Both diurnal and monthly changes in tidal range are reflected. Monthly ranges
readily demonstrate the closeness of the connection with offshore fracture zones.
Between 23 July 1970, and 15 August 1970, the high tides at Ras Tanura fluctuated
between a maximum of 2.4 m and a minimum of 1.8 m above Indian Spring low tide,
a range of 0.6 m. A synchronous well record from Sitra Island displayed a range of
0.13 m over the same period and coincided with these tidal fluctuations.
Observation wells further up gradient on the potentiometric surface and along the
Arabian Coast showed a more subdued reaction to tidal fluctuation. Well no.
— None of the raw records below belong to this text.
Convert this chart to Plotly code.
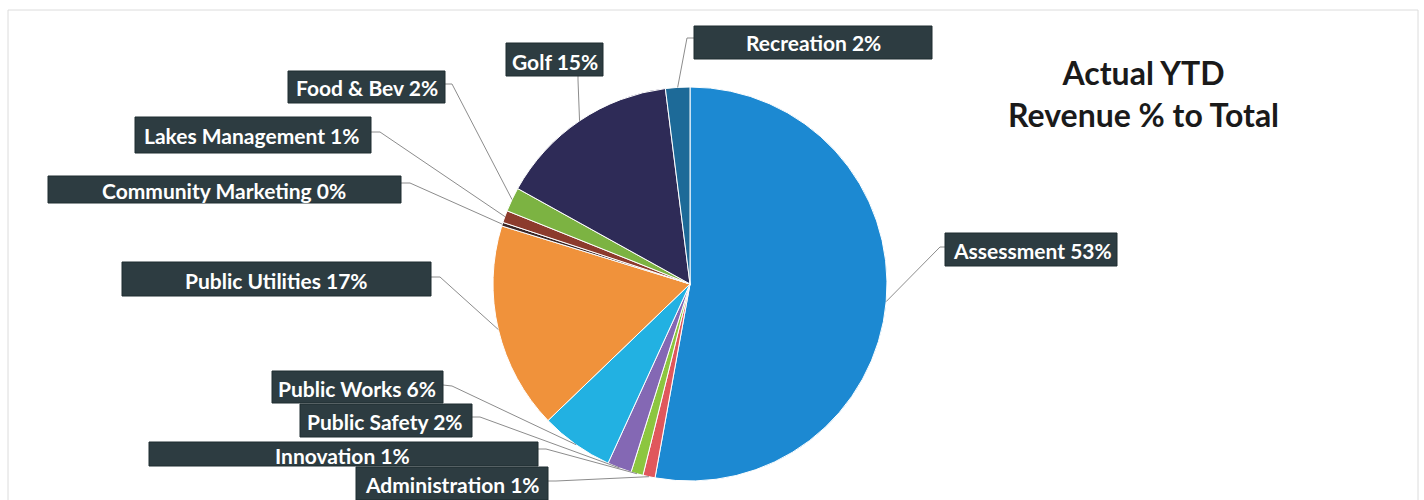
import math
import plotly.graph_objects as go

# Revenue share by department (percent of total), clockwise from 12 o'clock
departments = [
    "Assessment", "Administration", "Innovation", "Public Safety", "Public Works",
    "Public Utilities", "Community Marketing", "Lakes Management", "Food & Bev",
    "Golf", "Recreation",
]
revenue_pct = [53, 1, 1, 2, 6, 17, 0.3, 1, 2, 15, 2]
slice_colors = [
    "#1c89d2", "#e0575c", "#8cc63f", "#8468b4", "#22b1e2",
    "#f0923b", "#3b2626", "#8c3b2c", "#7cb342", "#2e2b57", "#1d6a98",
]

W, H = 1424, 500
CX, CY, R = 690, 284, 197          # pie centre / radius in pixels

# Label box geometry in pixels: (x0, y0, x1, y1), text centre, leader elbow
label_boxes = {
    "Assessment":          ((945, 233, 1117, 266), (1032, 250), [(945, 247), (940, 247)]),
    "Administration":      ((356, 467, 548, 500), (452, 484), [(548, 481), (556, 481)]),
    "Innovation":          ((149, 442, 538, 466), (342, 455), [(538, 449), (546, 449)]),
    "Public Safety":       ((300, 404, 472, 437), (385, 421), [(472, 417), (480, 417)]),
    "Public Works":        ((272, 371, 443, 403), (357, 388), [(443, 385), (452, 386)]),
    "Public Utilities":    ((122, 262, 431, 296), (276, 280), [(431, 277), (440, 277)]),
    "Community Marketing": ((48, 176, 401, 203), (224, 190), [(401, 183), (410, 183)]),
    "Lakes Management":    ((135, 117, 371, 153), (252, 135), [(371, 132), (380, 132)]),
    "Food & Bev":          ((288, 71, 445, 103), (367, 88), [(445, 84), (452, 84)]),
    "Golf":                ((506, 43, 603, 76), (555, 61), [(578, 76), (578, 80)]),
    "Recreation":          ((694, 26, 932, 59), (813, 43), [(694, 38), (687, 38)]),
}


def px(x):
    return x / W


def py(y):
    return 1 - y / H


fig = go.Figure(
    go.Pie(
        labels=departments,
        values=revenue_pct,
        sort=False,
        direction="clockwise",
        rotation=0,
        textinfo="none",
        hoverinfo="label+percent",
        marker=dict(colors=slice_colors, line=dict(color="#ffffff", width=1)),
        domain=dict(x=[px(CX - R), px(CX + R)], y=[py(CY + R), py(CY - R)]),
        showlegend=False,
    )
)

total = sum(revenue_pct)
shapes = [
    dict(type="rect", xref="paper", yref="paper",
         x0=px(8), y0=py(510), x1=px(1418), y1=py(10),
         line=dict(color="#dcdcdc", width=1), fillcolor="rgba(0,0,0,0)", layer="below"),
]
annotations = []

cum = 0.0
for name, val in zip(departments, revenue_pct):
    mid = (cum + val / 2) / total * 2 * math.pi
    cum += val
    rim_x = CX + R * math.sin(mid)
    rim_y = CY - R * math.cos(mid)
    (x0, y0, x1, y1), (tx, ty), elbow = label_boxes[name]

    pts = elbow + [(rim_x, rim_y)]
    path = "M " + " L ".join(f"{px(a):.5f},{py(b):.5f}" for a, b in pts)
    shapes.append(dict(type="path", xref="paper", yref="paper", path=path,
                       line=dict(color="#8c8c8c", width=1), layer="above"))
    shapes.append(dict(type="rect", xref="paper", yref="paper",
                       x0=px(x0), y0=py(y1), x1=px(x1), y1=py(y0),
                       line=dict(color="#1f2c30", width=1), fillcolor="#2d3c41",
                       layer="above"))
    pct = round(val / total * 100)
    annotations.append(dict(
        x=px(tx), y=py(ty), xref="paper", yref="paper", showarrow=False,
        xanchor="center", yanchor="middle",
        text=f"<b>{name} {pct}%</b>",
        font=dict(family="Lato", size=21, color="#ffffff"),
    ))

annotations.append(dict(
    x=px(1143), y=py(94), xref="paper", yref="paper", showarrow=False,
    xanchor="center", yanchor="middle",
    text="<b>Actual YTD<br>Revenue % to Total</b>",
    font=dict(family="Lato", size=32, color="#1a1a1a"),
))

fig.update_layout(
    width=W, height=H,
    margin=dict(l=0, r=0, t=0, b=0),
    paper_bgcolor="#ffffff",
    plot_bgcolor="#ffffff",
    shapes=shapes,
    annotations=annotations,
)

fig.write_html("out.html")
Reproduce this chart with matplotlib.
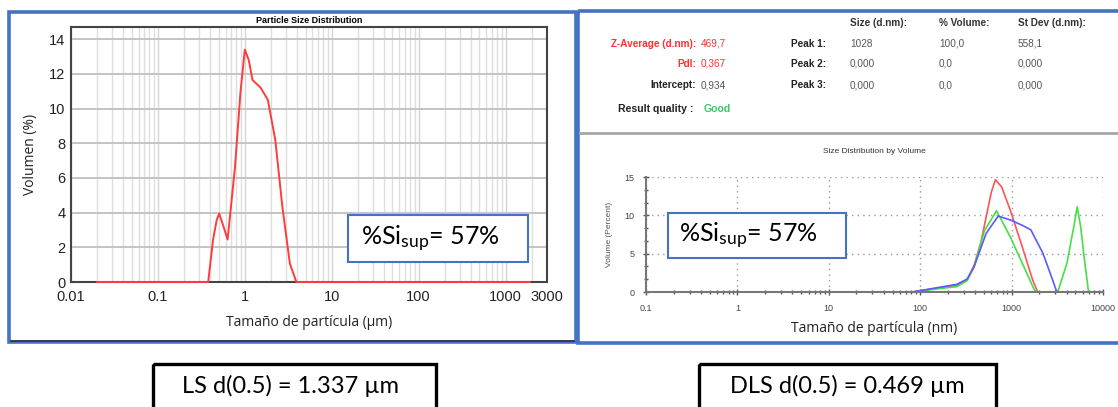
import matplotlib
matplotlib.use("Agg")
import matplotlib.pyplot as plt
from matplotlib.patches import Rectangle
from matplotlib.ticker import LogLocator, FixedLocator, NullFormatter, MultipleLocator

W, H = 1118, 407

# ---- data ----
# laser scattering (LS), size in um, volume in %
ls_size = [0.02, 0.379, 0.43, 0.474, 0.507, 0.56, 0.634, 0.77, 0.89, 1.0,
           1.11, 1.225, 1.52, 1.84, 2.24, 2.71, 3.30, 3.92, 1900]
ls_vol = [0, 0, 2.4, 3.56, 3.95, 3.3, 2.45, 6.6, 10.9, 13.4,
          12.8, 11.65, 11.2, 10.5, 8.2, 4.3, 1.06, 0, 0]
ls_ticks = [0.01, 0.1, 1, 10, 100, 1000, 3000]
ls_ticklabels = ["0.01", "0.1", "1", "10", "100", "1000", "3000"]

# dynamic light scattering (DLS), size in nm, volume in %
dls_red_size = [82, 126, 179, 252, 327, 389, 462, 527, 600, 665, 778, 966, 1308, 1695, 1930]
dls_red_vol = [0, 0.35, 0.6, 0.9, 1.6, 3.5, 6.5, 9.8, 13.0, 14.65, 13.7, 10.7, 5.9, 1.6, 0]
dls_green_size = [82, 179, 252, 327, 389, 505, 684, 966, 1308, 1770, 1930, 3100, 3240,
                  4030, 4790, 5220, 5700, 6210, 6950]
dls_green_vol = [0, 0.5, 0.7, 1.5, 3.3, 8.0, 10.6, 7.2, 3.76, 0.3, 0, 0, 0.2,
                 3.76, 8.5, 11.1, 8.5, 4.6, 0]
dls_blue_size = [0.4, 82, 179, 252, 327, 389, 527, 713, 966, 1308, 1625, 2200, 2730,
                 3100, 3390, 10000]
dls_blue_vol = [0, 0, 0.7, 1.0, 1.7, 3.3, 7.65, 9.9, 9.4, 8.7, 8.1, 5.06, 2.0,
                0.1, 0, 0]
dls_ticks = [0.1, 1, 10, 100, 1000, 10000]
dls_ticklabels = ["0.1", "1", "10", "100", "1000", "10000"]

headers = ["Size (d.nm):", "% Volume:", "St Dev (d.nm):"]
peak_names = ["Peak 1:", "Peak 2:", "Peak 3:"]
peak_size = ["1028", "0,000", "0,000"]
peak_volume = ["100,0", "0,0", "0,0"]
peak_stdev = ["558,1", "0,000", "0,000"]
z_average = "469,7"
pdi = "0,367"
intercept = "0,934"
quality = "Good"

si_text = r"%Si$_{\mathrm{sup}}$= 57%"
ls_d50 = "LS d(0.5) = 1.337 µm"
dls_d50 = "DLS d(0.5) = 0.469 µm"

plt.rcParams["mathtext.fontset"] = "custom"
plt.rcParams["mathtext.rm"] = "Lato"
plt.rcParams["mathtext.it"] = "Lato:italic"
plt.rcParams["mathtext.bf"] = "Lato:bold"

arial = ["Liberation Sans", "DejaVu Sans"]
label_font = ["Open Sans", "DejaVu Sans"]


def box(x0, y0, x1, y1):
    # pixel box (top-left origin) -> figure fractions
    return [x0 / W, 1 - y1 / H, (x1 - x0) / W, (y1 - y0) / H]


fig = plt.figure(figsize=(W / 100, H / 100), dpi=100)
fig.patch.set_facecolor("white")

# background layer in pixel coordinates
bg = fig.add_axes([0, 0, 1, 1])
bg.set_xlim(0, W)
bg.set_ylim(H, 0)
bg.axis("off")

blue = "#4472c4"
bg.add_patch(Rectangle((9, 12), 567, 330, fill=False, ec=blue, lw=2.6))
bg.plot([11, 574], [340.5, 340.5], color="#333333", lw=1.2)
bg.add_patch(Rectangle((578, 11), 560, 332, fill=False, ec=blue, lw=2.6))
bg.plot([580, 1118], [133, 133], color="#a6a6a6", lw=2)

# info panel text
hx = [850, 939, 1018]
for x, t in zip(hx, headers):
    bg.text(x, 23, t, fontsize=7.2, fontweight="bold", color="#333333",
            family=arial, va="center")
rows_y = [44, 64, 85]
left_labels = ["Z-Average (d.nm):", "PdI:", "Intercept:"]
left_values = [z_average, pdi, intercept]
left_colors = ["#ff3030", "#ff3030", "#222222"]
val_colors = ["#ff3030", "#ff3030", "#555555"]
for y, lab, val, c1, c2 in zip(rows_y, left_labels, left_values, left_colors, val_colors):
    bg.text(696, y, lab, fontsize=7.2, fontweight="bold", color=c1, family=arial,
            ha="right", va="center")
    bg.text(701, y, val, fontsize=7.2, color=c2, family=arial, va="center")
for i, y in enumerate(rows_y):
    bg.text(791, y, peak_names[i], fontsize=7.2, fontweight="bold", color="#222222",
            family=arial, va="center")
    bg.text(850, y, peak_size[i], fontsize=7.2, color="#555555", family=arial, va="center")
    bg.text(939, y, peak_volume[i], fontsize=7.2, color="#555555", family=arial, va="center")
    bg.text(1018, y, peak_stdev[i], fontsize=7.2, color="#555555", family=arial, va="center")
bg.text(693, 109, "Result quality :", fontsize=7.6, fontweight="bold", color="#222222",
        family=arial, ha="right", va="center")
bg.text(704, 109, quality, fontsize=7.6, fontweight="bold", color="#33cc66",
        family=arial, va="center")

# bottom boxes
bg.add_patch(Rectangle((153, 364), 283, 60, fill=False, ec="black", lw=2.4, clip_on=False))
bg.text(290, 386, ls_d50, fontsize=17, family="Lato", ha="center", va="center")
bg.add_patch(Rectangle((699, 364), 297, 60, fill=False, ec="black", lw=2.4, clip_on=False))
bg.text(847, 386, dls_d50, fontsize=17, family="Lato", ha="center", va="center")

# ---- left plot: LS ----
ax1 = fig.add_axes(box(71, 27, 547, 282))
ax1.set_xscale("log")
ax1.set_xlim(0.01, 3000)
ax1.set_ylim(0, 14.7)
ax1.xaxis.set_major_locator(FixedLocator(ls_ticks))
ax1.set_xticklabels(ls_ticklabels)
ax1.xaxis.set_minor_locator(LogLocator(base=10, subs=range(2, 10), numticks=20))
ax1.xaxis.set_minor_formatter(NullFormatter())
ax1.yaxis.set_major_locator(MultipleLocator(2))
ax1.grid(True, which="major", axis="x", color="#d4d4d4", lw=1)
ax1.grid(True, which="minor", axis="x", color="#dedede", lw=1)
ax1.grid(True, which="major", axis="y", color="#c4c4c4", lw=1.4)
ax1.set_axisbelow(True)
for s in ax1.spines.values():
    s.set_color("#444444")
    s.set_linewidth(1.5)
ax1.tick_params(which="both", length=0, labelsize=10.5, labelcolor="#222222")
ax1.tick_params(axis="x", pad=6)
ax1.tick_params(axis="y", pad=4)
for lab in ax1.get_xticklabels() + ax1.get_yticklabels():
    lab.set_family(arial)
ax1.plot(ls_size, ls_vol, color="#ff3b3b", lw=1.4, clip_on=False, zorder=3)
ax1.set_title("Particle Size Distribution", fontsize=6.5, fontweight="bold",
              family=arial, pad=3)
ax1.set_xlabel("Tamaño de partícula (µm)", fontsize=10, family=label_font,
               labelpad=8, color="#222222")
ax1.set_ylabel("Volumen (%)", fontsize=10, family=label_font,
               labelpad=8, color="#222222")

# ---- right plot: DLS ----
ax2 = fig.add_axes(box(646, 177, 1103, 292))
ax2.set_xscale("log")
ax2.set_xlim(0.1, 10000)
ax2.set_ylim(0, 15)
ax2.xaxis.set_major_locator(FixedLocator(dls_ticks))
ax2.set_xticklabels(dls_ticklabels)
ax2.xaxis.set_minor_locator(LogLocator(base=10, subs=range(2, 10), numticks=20))
ax2.xaxis.set_minor_formatter(NullFormatter())
ax2.yaxis.set_major_locator(MultipleLocator(5))
ax2.yaxis.set_minor_locator(MultipleLocator(5 / 3))
ax2.grid(True, which="major", color="#999999", lw=1, linestyle=(0, (1, 3)))
ax2.spines["top"].set_visible(False)
ax2.spines["right"].set_visible(False)
ax2.spines["left"].set_color("#777777")
ax2.spines["bottom"].set_color("#777777")
ax2.spines["left"].set_linewidth(1.5)
ax2.spines["bottom"].set_linewidth(1.5)
ax2.tick_params(which="major", direction="inout", length=5, width=1, color="#555555",
                labelsize=6.5, labelcolor="#444444", pad=6)
ax2.tick_params(which="minor", direction="inout", length=3, width=1, color="#555555")
for lab in ax2.get_xticklabels() + ax2.get_yticklabels():
    lab.set_family(arial)
ax2.plot(dls_red_size, dls_red_vol, color="#ff5555", lw=1.2)
ax2.plot(dls_green_size, dls_green_vol, color="#44e044", lw=1.2)
ax2.plot(dls_blue_size, dls_blue_vol, color="#5a5aff", lw=1.2)
ax2.set_title("Size Distribution by Volume", fontsize=6, family=arial, color="#333333", pad=17)
ax2.set_xlabel("Tamaño de partícula (nm)", fontsize=10, family=label_font,
               labelpad=6, color="#222222")
ax2.set_ylabel("Volume (Percent)", fontsize=6, family=arial, color="#555555", labelpad=8)

# overlay text boxes on top of the plots
top = fig.add_axes([0, 0, 1, 1])
top.set_xlim(0, W)
top.set_ylim(H, 0)
top.axis("off")
top.add_patch(Rectangle((348, 215), 180, 47, fc="white", ec=blue, lw=1.5))
top.text(361, 239, si_text, fontsize=18, family="Lato", va="center")
top.add_patch(Rectangle((668, 213), 178, 45, fc="white", ec=blue, lw=1.5))
top.text(679, 236, si_text, fontsize=18, family="Lato", va="center")

fig.savefig("out.png", dpi=100)
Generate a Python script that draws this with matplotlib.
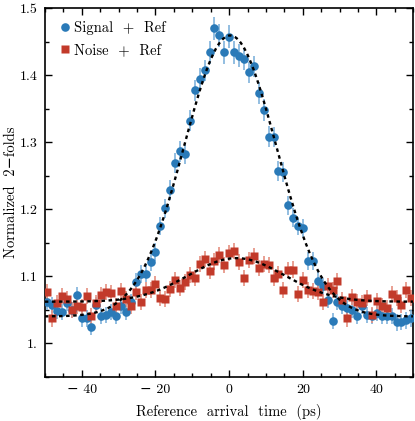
import numpy as np
import matplotlib
matplotlib.use("Agg")
import matplotlib.pyplot as plt
from matplotlib.ticker import MultipleLocator, FixedLocator, FixedFormatter

plt.rcParams['font.family'] = ['cmr10', 'DejaVu Serif']
plt.rcParams['axes.unicode_minus'] = True
plt.rcParams['mathtext.fontset'] = 'cm'

# ---- data ----
delay = [-49.35, -48.02, -46.68, -45.35, -44.01, -42.68, -41.34, -40.01, -38.67, -37.34,
         -36.00, -34.67, -33.33, -32.00, -30.66, -29.33, -27.99, -26.66, -25.32, -23.99,
         -22.65, -21.32, -19.98, -18.65, -17.31, -15.98, -14.64, -13.31, -11.97, -10.64,
         -9.30, -7.97, -6.63, -5.30, -3.96, -2.63, -1.29, 0.05, 1.38, 2.72,
         4.05, 5.39, 6.72, 8.06, 9.39, 10.73, 12.06, 13.40, 14.73, 16.07,
         17.40, 18.74, 20.07, 21.41, 22.74, 24.08, 25.41, 26.75, 28.08, 29.42,
         30.75, 32.09, 33.42, 34.76, 36.09, 37.43, 38.76, 40.10, 41.43, 42.77,
         44.10, 45.44, 46.77, 48.11, 49.44]

signal = [1.062, 1.057, 1.048, 1.047, 1.060, 1.050, 1.072, 1.037, 1.037, 1.025,
          1.057, 1.040, 1.042, 1.047, 1.041, 1.055, 1.046, 1.062, 1.092, 1.103,
          1.104, 1.121, 1.136, 1.175, 1.201, 1.228, 1.269, 1.286, 1.282, 1.332,
          1.377, 1.394, 1.407, 1.434, 1.470, 1.459, 1.434, 1.457, 1.434, 1.429,
          1.424, 1.404, 1.413, 1.373, 1.348, 1.308, 1.308, 1.257, 1.256, 1.206,
          1.187, 1.175, 1.172, 1.123, 1.123, 1.093, 1.085, 1.064, 1.033, 1.062,
          1.055, 1.052, 1.050, 1.041, 1.056, 1.042, 1.041, 1.045, 1.040, 1.041,
          1.040, 1.031, 1.032, 1.034, 1.037]

signal_err = [0.012, 0.012, 0.012, 0.012, 0.012, 0.012, 0.012, 0.012, 0.012, 0.012,
              0.012, 0.012, 0.012, 0.012, 0.012, 0.012, 0.012, 0.012, 0.013, 0.013,
              0.013, 0.013, 0.014, 0.014, 0.014, 0.015, 0.015, 0.015, 0.015, 0.016,
              0.016, 0.016, 0.016, 0.017, 0.017, 0.017, 0.017, 0.017, 0.017, 0.017,
              0.017, 0.016, 0.016, 0.016, 0.016, 0.016, 0.015, 0.015, 0.015, 0.014,
              0.014, 0.014, 0.014, 0.013, 0.013, 0.013, 0.013, 0.012, 0.012, 0.012,
              0.012, 0.012, 0.012, 0.012, 0.012, 0.012, 0.012, 0.012, 0.012, 0.012,
              0.012, 0.012, 0.012, 0.012, 0.012]

noise = [1.077, 1.037, 1.060, 1.071, 1.066, 1.050, 1.055, 1.054, 1.071, 1.040,
         1.060, 1.072, 1.076, 1.075, 1.055, 1.078, 1.066, 1.055, 1.076, 1.061,
         1.080, 1.079, 1.088, 1.067, 1.066, 1.081, 1.095, 1.082, 1.091, 1.102,
         1.097, 1.118, 1.126, 1.108, 1.122, 1.132, 1.117, 1.134, 1.137, 1.121,
         1.097, 1.124, 1.130, 1.112, 1.118, 1.117, 1.097, 1.103, 1.080, 1.109,
         1.110, 1.073, 1.095, 1.079, 1.078, 1.077, 1.062, 1.085, 1.080, 1.093,
         1.064, 1.037, 1.069, 1.061, 1.060, 1.067, 1.042, 1.063, 1.055, 1.052,
         1.074, 1.068, 1.057, 1.079, 1.068]

noise_err = [0.012] * len(noise)

# Gaussian fit parameters (baseline, amplitude, centre, sigma)
signal_fit = (1.040, 0.419, 0.3, 12.5)
noise_fit = (1.062, 0.065, 2.0, 13.0)

xlim = (-50, 50)
ylim = (0.95, 1.5)
xticks = [-40, -20, 0, 20, 40]
xticklabels = ['\u2212 40', '\u2212 20', '0', '20', '40']
yticks = [1.0, 1.1, 1.2, 1.3, 1.4, 1.5]
yticklabels = ['1.', '1.1', '1.2', '1.3', '1.4', '1.5']

blue = '#2a7ab8'
blue_err = '#80b3dc'
red = '#c23a2a'
red_err = '#e59080'

fig = plt.figure(figsize=(4.15, 4.21), dpi=100)
ax = fig.add_axes([0.108, 0.105, 0.888, 0.876])

x = np.array(delay)
ax.errorbar(x, signal, yerr=signal_err, fmt='none', ecolor=blue_err,
            elinewidth=1.2, capsize=0, zorder=2)
ax.plot(x, signal, 'o', color=blue, ms=6.2, mec='none', zorder=3,
        label='Signal  +  Ref')
ax.errorbar(x, noise, yerr=noise_err, fmt='none', ecolor=red_err,
            elinewidth=1.2, capsize=0, zorder=2)
ax.plot(x, noise, 's', color=red, ms=5.8, mec='none', zorder=4,
        label='Noise  +  Ref')

xf = np.linspace(xlim[0], xlim[1], 400)
for (b, a, c0, s) in (signal_fit, noise_fit):
    ax.plot(xf, b + a * np.exp(-(xf - c0) ** 2 / (2 * s ** 2)), color='black',
            lw=1.7, ls=(0, (1.5, 1.5)), zorder=5)

ax.set_xlim(*xlim)
ax.set_ylim(*ylim)
ax.xaxis.set_major_locator(FixedLocator(xticks))
ax.xaxis.set_major_formatter(FixedFormatter(xticklabels))
ax.xaxis.set_minor_locator(MultipleLocator(5))
ax.yaxis.set_major_locator(FixedLocator(yticks))
ax.yaxis.set_major_formatter(FixedFormatter(yticklabels))
ax.yaxis.set_minor_locator(MultipleLocator(0.05))
ax.tick_params(which='both', direction='in', top=True, right=True, width=1.0,
               labelsize=10, pad=5)
ax.tick_params(which='major', length=5)
ax.tick_params(which='minor', length=3)
for sp in ax.spines.values():
    sp.set_linewidth(1.2)

ax.set_xlabel('Reference  arrival  time  (ps)', fontsize=10.5, labelpad=6)
ax.set_ylabel('Normalized  2\u2212folds', fontsize=10.5)
ax.yaxis.set_label_coords(-0.072, 0.5)

leg = ax.legend(loc='upper left', frameon=False, fontsize=10.5,
                handletextpad=0.1, borderaxespad=0.6, handlelength=1.0,
                labelspacing=0.55, borderpad=0.3)

fig.savefig('out.png', dpi=100)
Q-14K at As-Sahik and well no. QWW-2 at Qatif, for example, reflected the strong
diurnal pattern of daily tides, but the maximum variation of the monthly tidal
cycle was less. The maximum range between high tides over the period of
measurement was 0.055 m or approximately half the variation noted for Sitra
Island. In addition to a dampening of the range of variation up gradient along the
potentiometric surface, a distinct time lag on the order of several days has been
suggested by Italconsult.
These data point to a more intense sea water connection in the vicinity of
Bahrain as influenced by submarine springs. Thus, the island’s springs seem to be
highly sensitive to changes in sea level. This condition may prove important for
Holocene studies. Long-term changes in sea level have been recognized in various
parts of the world and at least a third millennium B.C. high relative level has been
identified by al-Sayari and Zotl (1978), al-Asfour (1978), and Doornkamp, Brunsden,
and Jones (1980) for the gulf. By all accounts of the above writers, this high, albeit
relative, stand of sea level was ca. 2 m above the present. The anticipated effects
of such a change on the aquifers of Bahrain would be similar to a long-term high
tide, therefore long-term changes in sea level on the order of hundreds of years
may have reinforced or decreased the flow of surface springs on the islands. This
action may have affected agricultural use of artesian waters during historic times.